The Inti Raymi, Cusco’s Festival of the Sun, transcends spectacle. It’s a sonic pilgrimage channeled through sacred Inti Raymi instruments, voices that summon the sun, echo Inca wisdom, and root rituals in ancestral energy. For travelers seeking authentic connection, decoding these sounds reveals the ceremony’s soul.
Voice of the Wind: Zampoñas, Quenas, and Pututus
The Zampoña
The breath of the Andes becomes audible. Crafted from precisely pruned Andean reeds known as carrizos, their evocative harmonies mimic the mountain winds. During ceremonies, musicians play in intertwined pairs (ira and arka), creating cascading melodies that symbolize community unity. Historical records confirm their role in directing processions toward Coricancha, the temple of the sun where Inti Raymi begins.
The Quena (Andean Flute)
Carved from seasoned chachacomo wood, this flute’s plaintive cry cuts through Andean silence. Its pentatonic scales express communal narratives, from harvest joy to spiritual longing. Chronicler Felipe Guamán Poma de Ayala depicted quenistas leading solstice rites, their melodies believed to reach apus (mountain spirits). The six finger holes align with the Inca cosmos (four directions + earth + sky).
The Pututu (Conch Shell Trumpet)
A divine messenger carved from Strombus galeatus shells. Its thunderous blasts (documented by Garcilaso de la Vega) announced royal decrees and sacred moments. Today, three staggered blasts open Inti Raymi: first calling the people, second honoring ancestors, third summoning the sun.
Heartbeat of the Earth: Drums and Rattles
The Wankar (Ceremonial Drum)
Pachamama’s pulse. Stretched llama hide over alder wood produces resonant booms felt in the chest. Its double head embodies duality (hanan/hurin, upper/lower worlds). When struck at dawn in Qorikancha, its rhythm mirrors footsteps ascending to Sacsayhuamán, retracing the Inca’s symbolic journey to the sun.
The Tinya (Hand Drum)
Women drummers dominate this clay-framed instrument, its rapid beats guiding dances like the Ayarachi. Goatskin heads produce sharp tones evoking rain on terraces, a vital sound in agrarian culture.

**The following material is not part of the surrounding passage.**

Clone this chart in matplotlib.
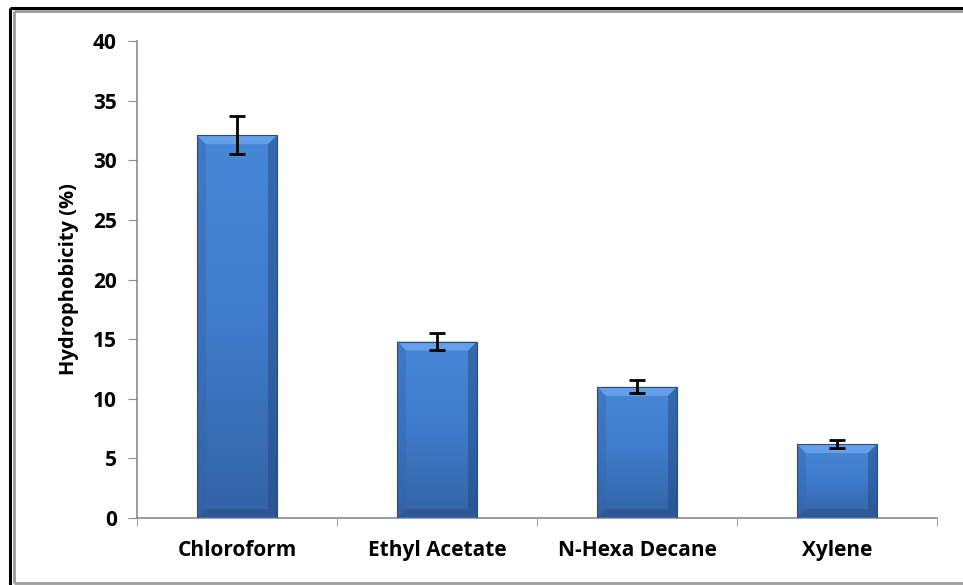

Ethnographers note how rhythms map constellations onto dance patterns during solstice rites.
Rattles (Chajchas)
Dried llama hooves clustered on leather straps transform dancers into living instruments. Their complex shakes create polyrhythms mimicking mountain streams and wind. During the Tika Ch’unchu procession, hundreds create a “sonic storm” invoking agricultural abundance.
Inti Raymi: The Living Soundscape
The instruments of Inti Raymi speak a sacred language. The melodies of the zampoña panpipes carry harawis, whispered prayers to the spirits. The booming pututu conch shell marks each step of the ritual, just as colonial records describe. And the deep rhythms of the wankar drum sync the footsteps of the crowd.
To truly feel this, arrive before dawn at Qorikancha for rehearsals. Close your eyes during the processions: you’ll sense how the harmonies of the zampoñas shift with the mountain air.
These sounds bridge today’s Andes with its unconquered past. When the pututu echoes through Sacsayhuamán, it’s the very call that rallied Pachacútec’s armies. Each breath through the zampoña holds 600 years of devotion to the sun. Here, music isn’t entertainment, it’s prayer shaped by sound.
Stand in the solstice’s golden light. As the last quena flute fades, you won’t just hold a memory. You’ll carry the echo of a civilization that still speaks through its Instruments of the Sun.